The Great Atlantic and Pacific Tea Company began in 1859 as a small chain of coffee and tea retailers in the New York City area, which had national sales through mail order. The tea and coffee business expanded, opening their first Chicago store after the Great Fire, and moving as far south as Atlanta. Around 1880 the government placed heavy tariffs on coffee and tea, so the firm began adding sugar, condensed milk, butter, and other sundries to it’s line to make up the lost income. This expanded line-up would be the basis of the modern grocery store.

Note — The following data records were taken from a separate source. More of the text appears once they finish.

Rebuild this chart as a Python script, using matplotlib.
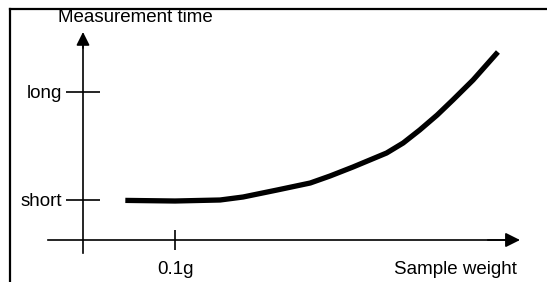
import matplotlib
matplotlib.use("Agg")
import matplotlib.pyplot as plt
from matplotlib.lines import Line2D
import numpy as np

plt.rcParams['font.family'] = ['Liberation Sans', 'DejaVu Sans']

# curve: sample weight (g) vs measurement time (arbitrary units)
weight = np.array([0.046, 0.100, 0.149, 0.174, 0.211, 0.247, 0.2685, 0.2935,
                   0.330, 0.348, 0.366, 0.385, 0.402, 0.424, 0.451])
time = np.array([0.99, 0.975, 1.0, 1.075, 1.25, 1.425, 1.6, 1.825,
                 2.175, 2.425, 2.75, 3.125, 3.5, 4.0, 4.7])

y_ticks = [1.0, 3.7]
y_labels = ['short', 'long']
x_ticks = [0.1]
x_labels = ['0.1g']

fig = plt.figure(figsize=(5.47, 2.82), dpi=100)
ax = fig.add_axes([0, 0, 1, 1])
ax.set_xlim(-83 / 920, 464 / 920)
ax.set_ylim(-1.05, 6.0)
ax.patch.set_alpha(0)

for side in ['top', 'right']:
    ax.spines[side].set_visible(False)
ax.spines['left'].set_position(('data', 0))
ax.spines['bottom'].set_position(('data', 0))
ax.spines['left'].set_bounds(-0.325, 5.0)
ax.spines['bottom'].set_bounds(-0.038, 0.46)
for side in ['left', 'bottom']:
    ax.spines[side].set_linewidth(1.2)

ax.set_yticks(y_ticks, y_labels)
ax.set_xticks(x_ticks, x_labels)
ax.tick_params(axis='y', direction='inout', length=24.5, width=1.2,
               pad=3, labelsize=13.5)
ax.tick_params(axis='x', direction='inout', length=14.4, width=1.2,
               pad=8, labelsize=13.5)

# arrow heads
ax.annotate('', xy=(0.475, 0), xytext=(0.44, 0),
            arrowprops=dict(arrowstyle='-|>', color='black', lw=1.2,
                            mutation_scale=22, shrinkA=0, shrinkB=0))
ax.annotate('', xy=(0, 5.2), xytext=(0, 4.8),
            arrowprops=dict(arrowstyle='-|>', color='black', lw=1.2,
                            mutation_scale=20, shrinkA=0, shrinkB=0))

ax.plot(weight, time, color='black', linewidth=3.8,
        solid_capstyle='butt', solid_joinstyle='round')

ax.text(-0.027, 5.55, 'Measurement time', fontsize=13.5, ha='left', va='center')
ax.text(0.4717, -0.75, 'Sample weight', fontsize=13.5, ha='right', va='center')

# frame (left and top edges only visible)
fig.add_artist(Line2D([9.5 / 547, 9.5 / 547], [0, 1 - 8.5 / 282],
                      color='black', linewidth=1.6))
fig.add_artist(Line2D([9.5 / 547, 1], [1 - 8.5 / 282, 1 - 8.5 / 282],
                      color='black', linewidth=1.6))

fig.savefig('out.png', dpi=100)
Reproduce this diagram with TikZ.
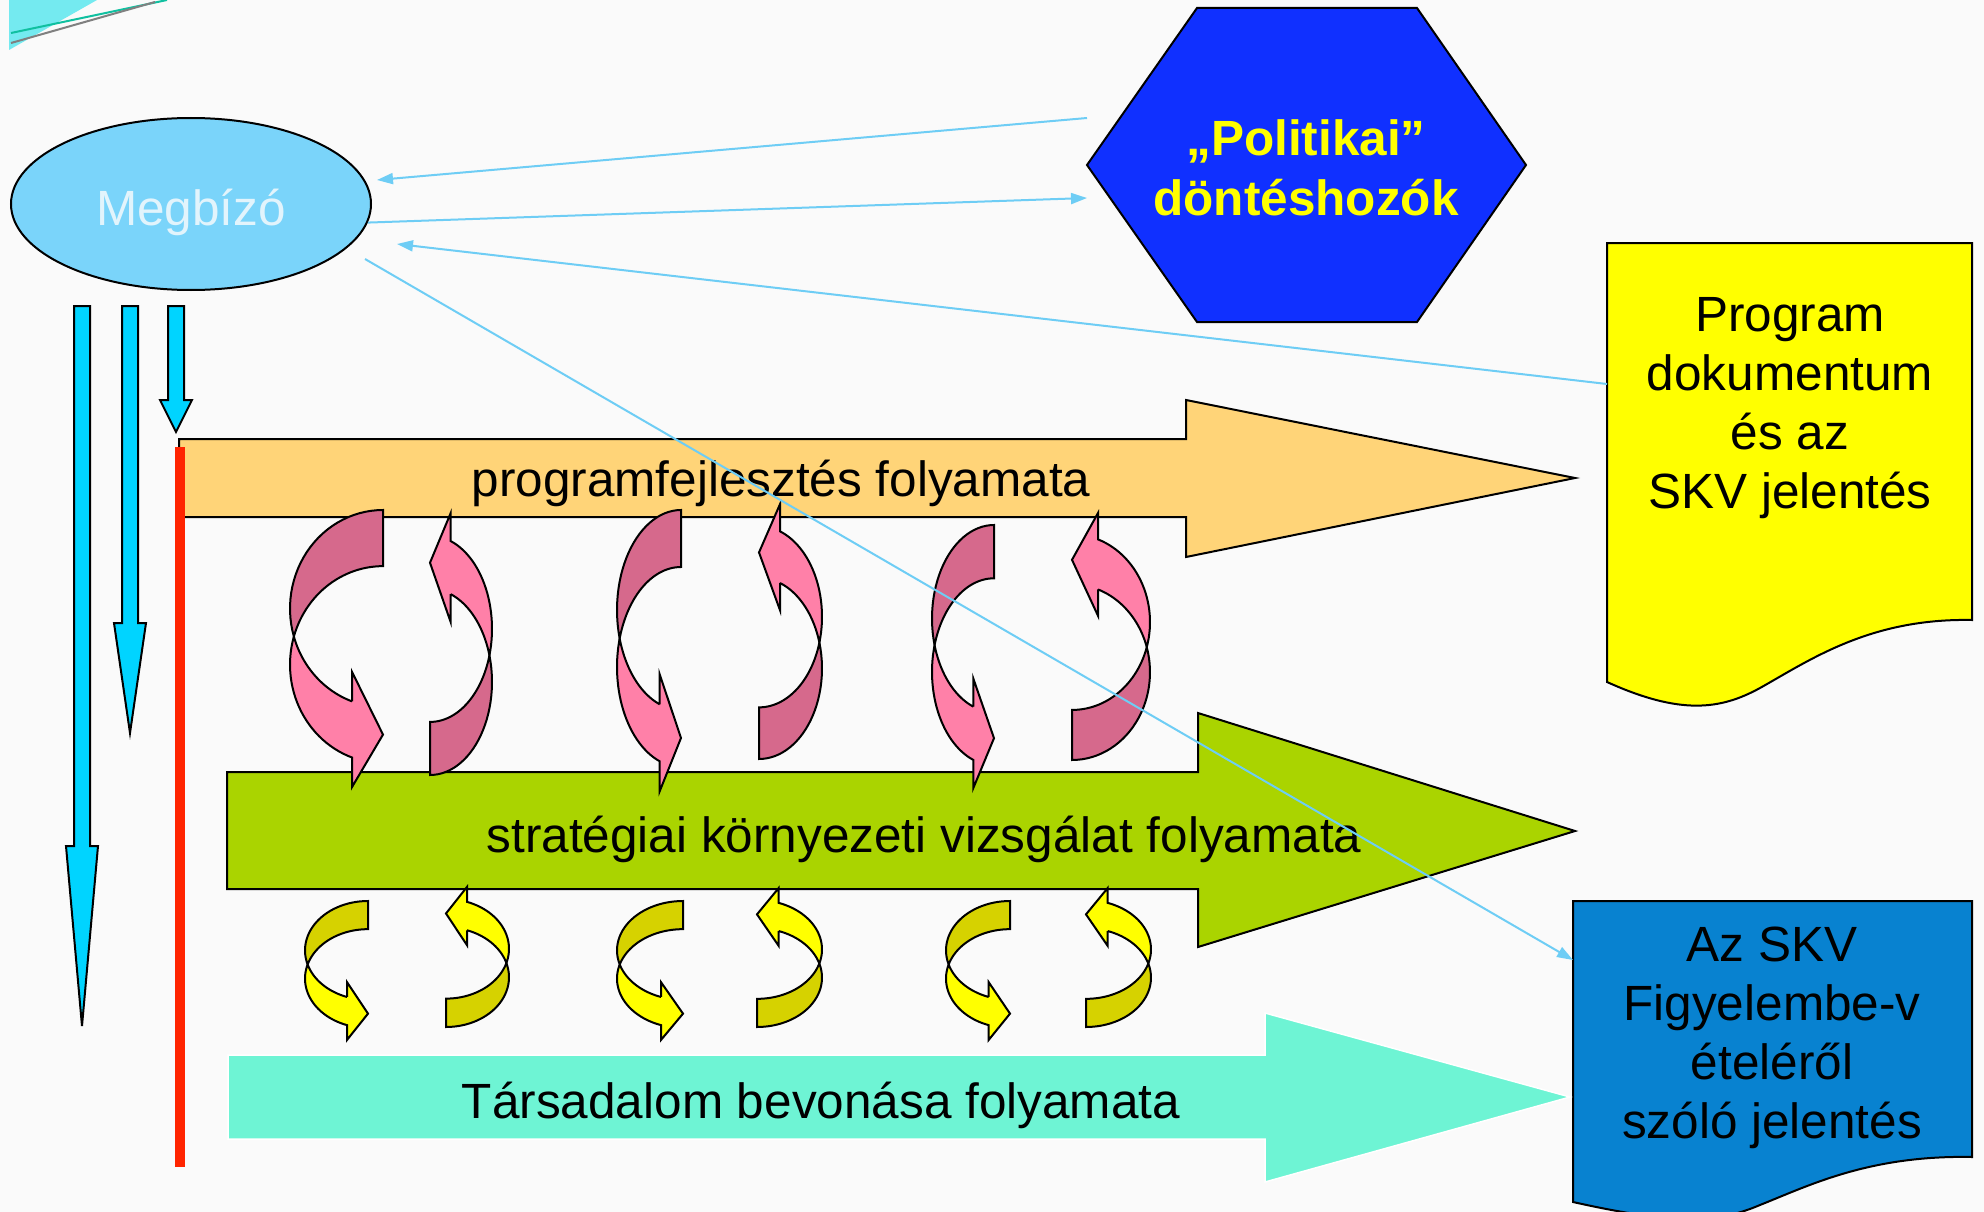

By 1930 the A&P had become the largest retailer in the nation, twice as large as Sears. There were a few dark clouds on the horizon, however. On both the east and west coast the new concept of the “Supermarket” began to make inroads into the retail market; and there was always a backlash that the powerful retail chain was driving local concerns out of business. Nonetheless, because A&P had not borrowed to facilitate their expansion, the change was in a good position to whether the Great Depression.
The biggest expansion of the A&P was during the same period that Commercial Radio came to be, and the grocer was quick to use the new medium to attract shoppers to their stores. When band-leader Harry Horlick’s family escaped Russia at the beginning of WWI, Harry chose to stay behind, and he wound up as a prisoner of war. Working behind the scenes through the American consul, his family was able to get him released and he came to the US. He began playing in cafe’s around New York with a six piece ensemble, eventually landing an unsponsored spot on WEAF. In 1924 an A&P exec was touring the studio, and heard the group. Horlick was arranging what ever the audience wanted, but he specialized in the Gypsy Music he had learned traveling in Eastern Europe. Thus the A&P Gypsies were born.
The A&P Gypsies radio show was a regular Monday night on-air attraction for many years. In 1933 A&P was part of the Chicago World’s Fair, featuring a large canopied board-walk where tea dances were held, the company providing samples of coffee and tea while the crowds danced to the music of the Gypsies. The attraction was incredibly popular with the program’s legion of loyal fans.